Soldiers’ bomb trauma
Coalition troops in Afghanistan are being attacked by roadside bombs atrecord levels, leaving Canadians soldiers with a legacy of traumaticbrain injuries that health experts are grappling to understand.
Coalition troops in Afghanistan are being attacked by roadside bombs at record levels, leaving Canadians soldiers with a legacy of traumatic brain injuries that health experts are grappling to understand.
And the mental toll of having to patrol bomb-seeded roads is expected to show itself in the years ahead in a spike in the number of soldiers with post-traumatic stress disorder, military officials say.
“The view is, clearly, when you’re involved with an IED (improvised explosive device), that you may have traumatic brain injuries,” said Maj.-Gen. Walter Semianiw, chief of military personnel.
“If you’ve been exposed to a (traumatic brain injury) the prevalence of then having PTSD may be higher. The facts are very clear,” he said in an interview.
“The biggest challenge is not here and today. It’s in five years and 10 years. Are they going to get the support they need?” Semianiw said.

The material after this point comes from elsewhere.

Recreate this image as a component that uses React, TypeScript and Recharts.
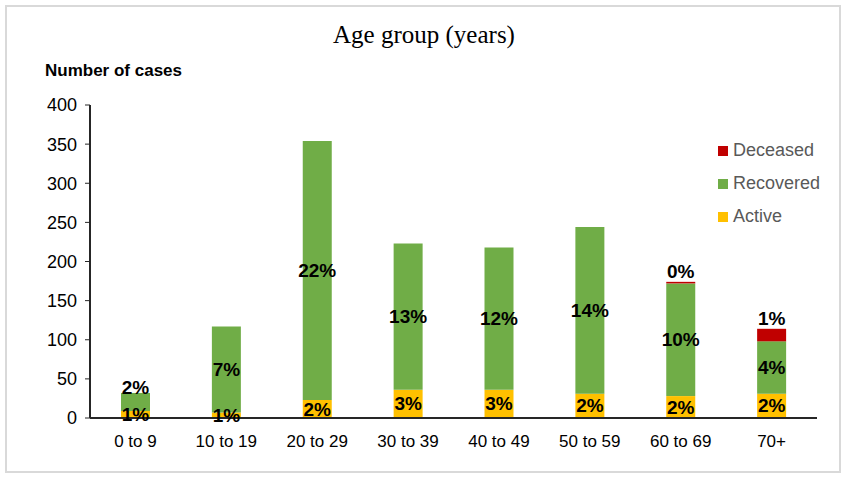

As NATO forces launch offensives in southern Afghanistan, insurgents are fighting back with homemade bombs at levels never before seen in the eight-year-old conflict.
By the end of June, there had been 2,508 “incidents” involving IEDs this year, a 60 per cent increase over the same period last year, according to statistics from the Pentagon.
While Canadian commanders say the bombs are the weapons of cowards, they have proven effective nonetheless, sowing fear and chaos among civilians and soldiers alike.
Blast-induced brain injuries range from mild concussion to severe skull fractures and penetrating head wounds that can cause memory loss, anxiety, depression and post-traumatic stress.